Planners used computer models and information gathered from Chesapeake's other two planned-unit developments - Greenbrier and Riverwalk - to map out the number of cars and children that would come from Warrington Hall.

While the overall number of cars will increase - about 2,700 automobiles - the planned-unit development may produce fewer than the city average of 10 daily car trips per household, said city planners.

A network of sidewalks and nearby services is supposed to encourage residents to walk rather than drive. And the 180 senior housing units may reduce the commuters during rush hour, city planners said.

In this case, the Planning Department negotiated an agreement with Williamson that limits the number of cars entering area roads until improvements can be made. No more automobiles will travel on Kempsville or Butts Station roads than the number that would have been added by a traditional housing development, planners said.

A larger number of cars will result from planned commercial and office space within the community, but that problem will likely be eliminated after Williamson agreed to open them at the end of his five-year building plan.

Kempsville Road, the area's major thoroughfare, is slated for widening beginning in 1998 and ending in 2002. If the schedule is delayed, the shops will wait, according to Karen E. Shaffer, a planner who helped craft the agreement with Williamson. No plans are in the works to widen Butts Station Road, which residents from neighboring developments say already has a quarter-mile back-up during morning rush hour.
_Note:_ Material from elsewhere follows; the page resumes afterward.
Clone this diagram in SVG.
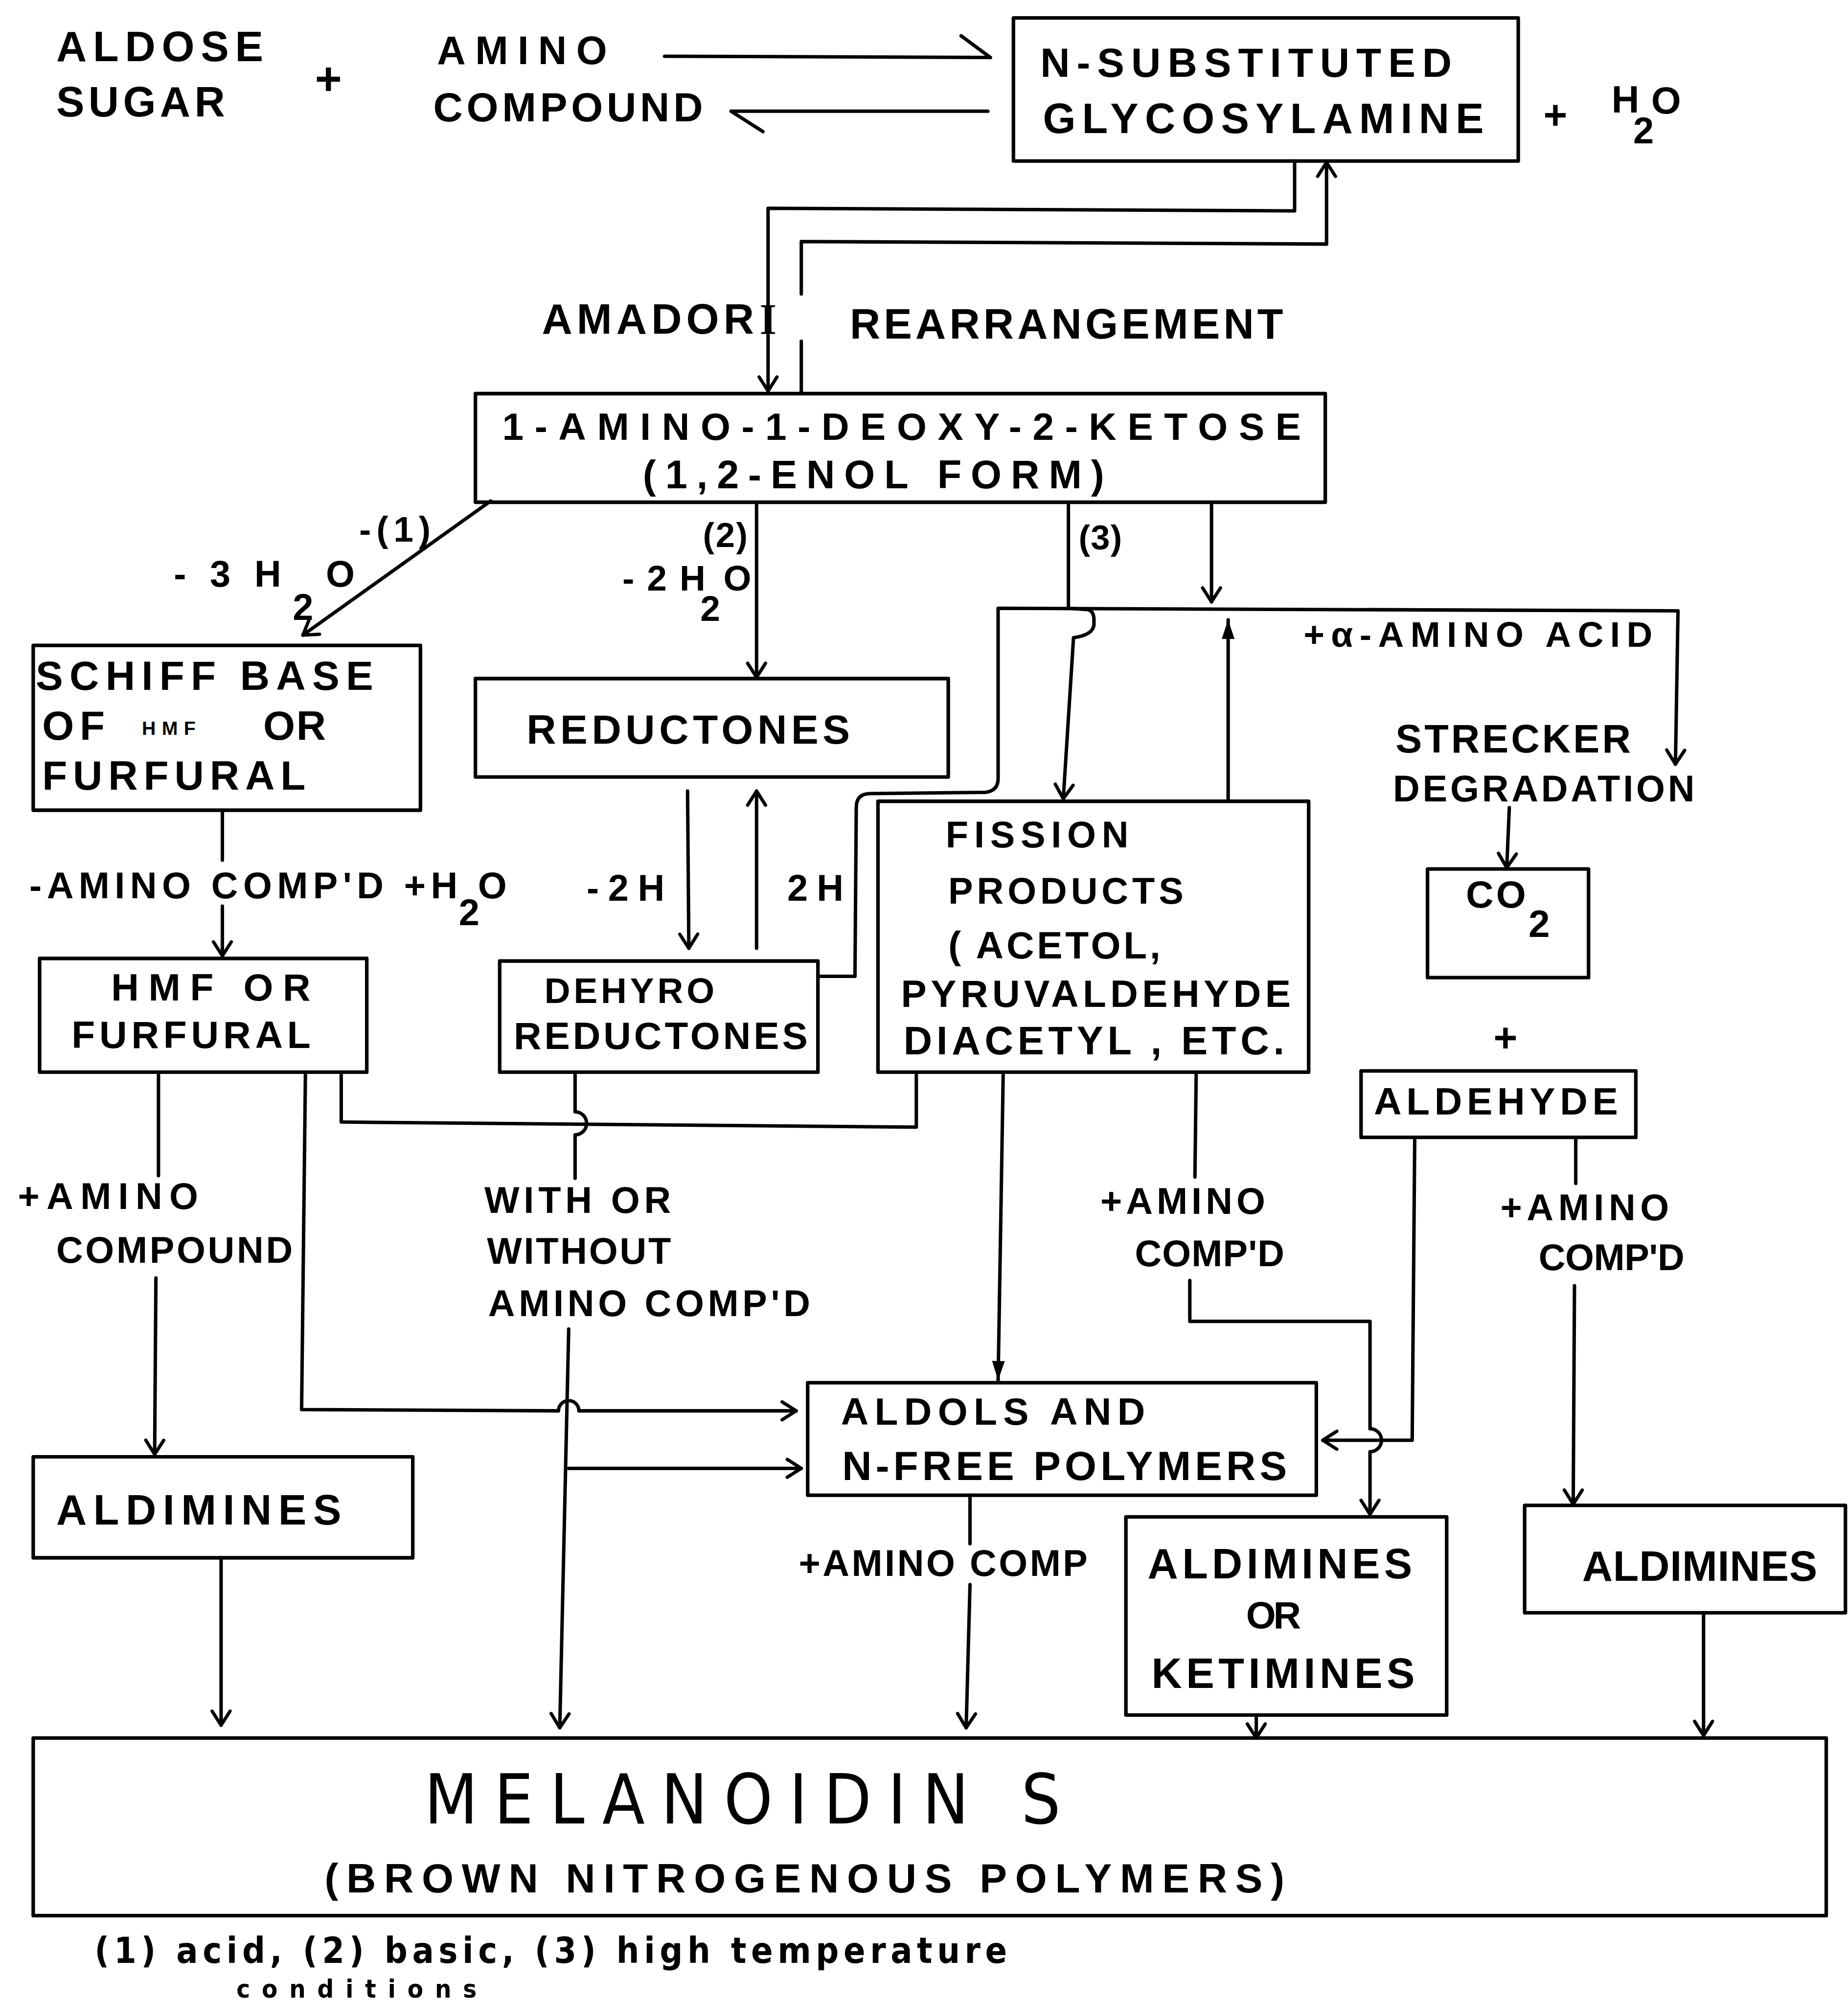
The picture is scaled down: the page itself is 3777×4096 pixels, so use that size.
<svg xmlns="http://www.w3.org/2000/svg" width="3777" height="4096" viewBox="0 0 3777 4096">
<style>
.b{fill:none;stroke:#000;stroke-width:2.8;stroke-linejoin:round}
.c{fill:none;stroke:#000;stroke-width:2.7;stroke-linejoin:round;stroke-linecap:round}
.a{marker-end:url(#av)}
.f{marker-end:url(#af)}
text{font-family:"Liberation Sans",Arial,sans-serif;font-weight:bold;fill:#000}
.m{font-weight:normal;font-family:"Liberation Sans Narrow","DejaVu Sans Condensed","Liberation Sans",sans-serif}
.n{font-family:"Liberation Sans Narrow","DejaVu Sans Condensed","Liberation Sans",sans-serif}
</style>
<defs>
<marker id="av" viewBox="-13 -9 15 18" refX="0" refY="0" markerWidth="15" markerHeight="18" orient="auto" markerUnits="userSpaceOnUse" overflow="visible">
<path d="M-11,-7 L0,0 L-11,7" fill="none" stroke="#000" stroke-width="2.6" stroke-linecap="round" stroke-linejoin="round"/>
</marker>
<marker id="af" viewBox="-16 -6 17 12" refX="0" refY="0" markerWidth="17" markerHeight="12" orient="auto" markerUnits="userSpaceOnUse" overflow="visible">
<path d="M-15,-5 L0,0 L-15,5 Z" fill="#000"/>
</marker>
</defs>
<rect width="3777" height="4096" fill="#fff"/>
<g transform="scale(2.612)">

<g id="reactants">
<text x="44" y="48" font-size="33" textLength="162" lengthAdjust="spacing">ALDOSE</text>
<text x="44" y="91" font-size="33" textLength="132" lengthAdjust="spacing">SUGAR</text>
<text x="257" y="74" font-size="36" text-anchor="middle">+</text>
<text x="342" y="50" font-size="31" textLength="133" lengthAdjust="spacing">AMINO</text>
<text x="339" y="95" font-size="32" textLength="211" lengthAdjust="spacing">COMPOUND</text>
</g>

<g id="n-substituted">
<rect class="b" x="793" y="14" width="395" height="112"/>
<text x="814" y="60" font-size="32" textLength="322" lengthAdjust="spacing">N-SUBSTITUTED</text>
<text x="816" y="104" font-size="33" textLength="345" lengthAdjust="spacing">GLYCOSYLAMINE</text>
</g>

<g id="water">
<text x="1217" y="101" font-size="32" text-anchor="middle">+</text>
<text x="1261" y="88" font-size="30">H</text>
<text x="1278" y="112" font-size="29">2</text>
<text x="1292" y="89" font-size="30">O</text>
</g>

<g id="amino-deoxy-ketose">
<rect class="b" x="372" y="308" width="665" height="85"/>
<text x="393" y="344" font-size="30" textLength="625" lengthAdjust="spacing">1-AMINO-1-DEOXY-2-KETOSE</text>
<text x="503" y="382" font-size="31" textLength="361" lengthAdjust="spacing">(1,2-ENOL FORM)</text>
</g>

<g id="schiff-base">
<rect class="b" x="26" y="505" width="303" height="129"/>
<text x="28" y="540" font-size="32" textLength="264" lengthAdjust="spacing">SCHIFF BASE</text>
<text x="33" y="579" font-size="32" textLength="49" lengthAdjust="spacing">OF</text>
<text x="111" y="575" font-size="15" textLength="42" lengthAdjust="spacing">HMF</text>
<text x="206" y="579" font-size="32" textLength="49" lengthAdjust="spacing">OR</text>
<text x="33" y="618" font-size="32" textLength="206" lengthAdjust="spacing">FURFURAL</text>
</g>

<g id="reductones">
<rect class="b" x="372" y="531" width="370" height="77"/>
<text x="412" y="582" font-size="32" textLength="253" lengthAdjust="spacing">REDUCTONES</text>
</g>

<g id="hmf">
<rect class="b" x="31" y="750" width="256" height="89"/>
<text x="87" y="783" font-size="30" textLength="156" lengthAdjust="spacing">HMF  OR</text>
<text x="56" y="820" font-size="30" textLength="187" lengthAdjust="spacing">FURFURAL</text>
</g>

<g id="dehydroreductones">
<rect class="b" x="391" y="752" width="249" height="87"/>
<text x="426" y="785" font-size="28" textLength="133" lengthAdjust="spacing">DEHYRO</text>
<text x="402" y="821" font-size="30" textLength="230" lengthAdjust="spacing">REDUCTONES</text>
</g>

<g id="fission-products">
<rect class="b" x="687" y="627" width="337" height="212"/>
<text x="740" y="663" font-size="29" textLength="143" lengthAdjust="spacing">FISSION</text>
<text x="742" y="707" font-size="29" textLength="184" lengthAdjust="spacing">PRODUCTS</text>
<text x="742" y="750" font-size="30" textLength="166" lengthAdjust="spacing">( ACETOL,</text>
<text x="705" y="788" font-size="30" textLength="305" lengthAdjust="spacing">PYRUVALDEHYDE</text>
<text x="707" y="825" font-size="31" textLength="298" lengthAdjust="spacing">DIACETYL , ETC.</text>
</g>

<g id="strecker">
<text x="1092" y="589" font-size="31" textLength="184" lengthAdjust="spacing">STRECKER</text>
<text x="1090" y="627" font-size="29" textLength="236" lengthAdjust="spacing">DEGRADATION</text>
</g>

<g id="co2">
<rect class="b" x="1117" y="680" width="126" height="85"/>
<text x="1147" y="710" font-size="30" textLength="47" lengthAdjust="spacing">CO</text>
<text x="1196" y="733" font-size="30">2</text>
</g>

<g id="plus-aldehyde">
<text x="1178" y="823" font-size="32" text-anchor="middle">+</text>
</g>

<g id="aldehyde">
<rect class="b" x="1065" y="838" width="215" height="52"/>
<text x="1075" y="872" font-size="30" textLength="191" lengthAdjust="spacing">ALDEHYDE</text>
</g>

<g id="aldimines-left">
<rect class="b" x="26" y="1140" width="297" height="79"/>
<text x="44" y="1193" font-size="33" textLength="223" lengthAdjust="spacing">ALDIMINES</text>
</g>

<g id="aldols">
<rect class="b" x="632" y="1082" width="398" height="88"/>
<text x="658" y="1115" font-size="30" textLength="238" lengthAdjust="spacing">ALDOLS  AND</text>
<text x="659" y="1158" font-size="32" textLength="348" lengthAdjust="spacing">N-FREE  POLYMERS</text>
</g>

<g id="aldimines-ketimines">
<rect class="b" x="881" y="1187" width="251" height="155"/>
<text x="898" y="1235" font-size="33" textLength="207" lengthAdjust="spacing">ALDIMINES</text>
<text x="975" y="1274" font-size="30" textLength="43" lengthAdjust="spacing">OR</text>
<text x="901" y="1321" font-size="33" textLength="206" lengthAdjust="spacing">KETIMINES</text>
</g>

<g id="aldimines-right">
<rect class="b" x="1193" y="1178" width="251" height="84"/>
<text x="1238" y="1237" font-size="33" textLength="184" lengthAdjust="spacing">ALDIMINES</text>
</g>

<g id="melanoidins">
<rect class="b" x="26" y="1360" width="1403" height="139"/>
<text class="m" x="332" y="1427" font-size="54" textLength="498" lengthAdjust="spacing">MELANOIDIN S</text>
<text x="254" y="1481" font-size="32" textLength="751" lengthAdjust="spacing">(BROWN  NITROGENOUS  POLYMERS)</text>
</g>

<g id="footnote">
<text class="n" x="74" y="1536" font-size="28" textLength="714" lengthAdjust="spacing">(1) acid, (2) basic, (3) high temperature</text>
<text class="n" x="185" y="1563" font-size="20" textLength="188" lengthAdjust="spacing">conditions</text>
</g>

<g id="connectors">
<path class="c" d="M520,44 L775,45 M752,28 L775,45"/>
<path class="c" d="M773,87 L572,87 L597,103"/>
<path class="c a" d="M1013,126 L1013,165 L601,163 L601,306"/>
<path class="c" d="M627,308 L627,267"/>
<path class="c a" d="M627,230 L627,189 L1038,191 L1038,127"/>
<path class="c a" d="M384,392 L237,497"/>
<path class="c a" d="M592,394 L592,530"/>
<path class="c a" d="M836,394 L836,476 L851,477 Q856,478 856,485 L856,489 Q855,497 840,499 L832,625"/>
<path class="c a" d="M948,394 L948,471"/>
<path class="c a" d="M640,764 L669,764 L670,632 Q670,621 681,621 L771,620 Q781,619 781,609 L781,476 L1313,478 L1311,598"/>
<path class="c f" d="M961,627 L961,485"/>
<path class="c a" d="M1181,632 L1179,679"/>
<path class="c" d="M174,634 L174,673"/>
<path class="c a" d="M174,709 L174,748"/>
<path class="c a" d="M538,619 L539,742"/>
<path class="c a" d="M592,742 L592,619"/>
<path class="c" d="M124,839 L124,920"/>
<path class="c a" d="M122,1000 L121,1138"/>
<path class="c a" d="M239,839 L236,1103 L437,1104 A8,8 0 0 1 453,1104 L623,1104"/>
<path class="c" d="M267,839 L267,878 L717,882 L717,839"/>
<path class="c" d="M450,839 L450,870 A9,9 0 0 1 450,888 L450,922"/>
<path class="c a" d="M445,1040 L438,1352"/>
<path class="c a" d="M445,1149 L627,1149"/>
<path class="c f" d="M785,839 L781,1080"/>
<path class="c" d="M936,839 L935,921"/>
<path class="c a" d="M931,1002 L931,1034 L1072,1034 L1072,1118 A9,9 0 0 1 1072,1136 L1072,1185"/>
<path class="c a" d="M1107,890 L1105,1127 L1035,1127"/>
<path class="c" d="M1233,890 L1233,926"/>
<path class="c a" d="M1232,1006 L1231,1177"/>
<path class="c a" d="M173,1219 L173,1350"/>
<path class="c" d="M759,1170 L759,1208"/>
<path class="c a" d="M759,1240 L756,1352"/>
<path class="c a" d="M983,1342 L983,1360"/>
<path class="c a" d="M1333,1262 L1333,1358"/>
</g>

<g id="labels">
<text x="424" y="261" font-size="33" textLength="166" lengthAdjust="spacing">AMADOR</text>
<text x="601" y="261" font-size="34" text-anchor="middle" style="font-family:'Liberation Serif',serif">I</text>
<text x="665" y="265" font-size="33" textLength="339" lengthAdjust="spacing">REARRANGEMENT</text>
<text x="281" y="424" font-size="28" textLength="56" lengthAdjust="spacing">-(1)</text>
<text x="136" y="459" font-size="29" textLength="84" lengthAdjust="spacing">- 3 H</text>
<text x="229" y="485" font-size="29">2</text>
<text x="255" y="459" font-size="29">O</text>
<text x="550" y="428" font-size="27" textLength="35" lengthAdjust="spacing">(2)</text>
<text x="487" y="462" font-size="28" textLength="65" lengthAdjust="spacing">-2H</text>
<text x="548" y="486" font-size="28">2</text>
<text x="566" y="462" font-size="28">O</text>
<text x="844" y="430" font-size="27" textLength="34" lengthAdjust="spacing">(3)</text>
<text x="1020" y="506" font-size="28" textLength="273" lengthAdjust="spacing">+α-AMINO ACID</text>
<text x="23" y="703" font-size="29" textLength="335" lengthAdjust="spacing">-AMINO COMP'D +H</text>
<text x="359" y="724" font-size="29">2</text>
<text x="374" y="703" font-size="29">O</text>
<text x="459" y="705" font-size="29" textLength="61" lengthAdjust="spacing">-2H</text>
<text x="616" y="705" font-size="29" textLength="44" lengthAdjust="spacing">2H</text>
<text x="14" y="946" font-size="29" textLength="141" lengthAdjust="spacing">+AMINO</text>
<text x="44" y="988" font-size="29" textLength="185" lengthAdjust="spacing">COMPOUND</text>
<text x="379" y="949" font-size="29" textLength="146" lengthAdjust="spacing">WITH OR</text>
<text x="381" y="989" font-size="29" textLength="144" lengthAdjust="spacing">WITHOUT</text>
<text x="382" y="1030" font-size="29" textLength="252" lengthAdjust="spacing">AMINO  COMP'D</text>
<text x="861" y="950" font-size="29" textLength="129" lengthAdjust="spacing">+AMINO</text>
<text x="888" y="991" font-size="29" textLength="117" lengthAdjust="spacing">COMP'D</text>
<text x="1174" y="955" font-size="29" textLength="132" lengthAdjust="spacing">+AMINO</text>
<text x="1204" y="994" font-size="29" textLength="114" lengthAdjust="spacing">COMP'D</text>
<text x="625" y="1233" font-size="29" textLength="226" lengthAdjust="spacing">+AMINO COMP</text>
</g>

</g>
</svg>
The number of students is expected to be slightly less than generated by a traditional community, she said, mostly because of the number of elderly apartments. Only one of the schools expecting to absorb more students from Warrington Hall, Crestwood Middle School, is operating over capacity. But the increase would be acceptable under guidelines approved by City Council, Shaffer said.

``The property has been zoned for a residential development since 1969, and under Virginia law, the property owner has the right to develop it,'' said Brent R. Nielson, the Planning Department director.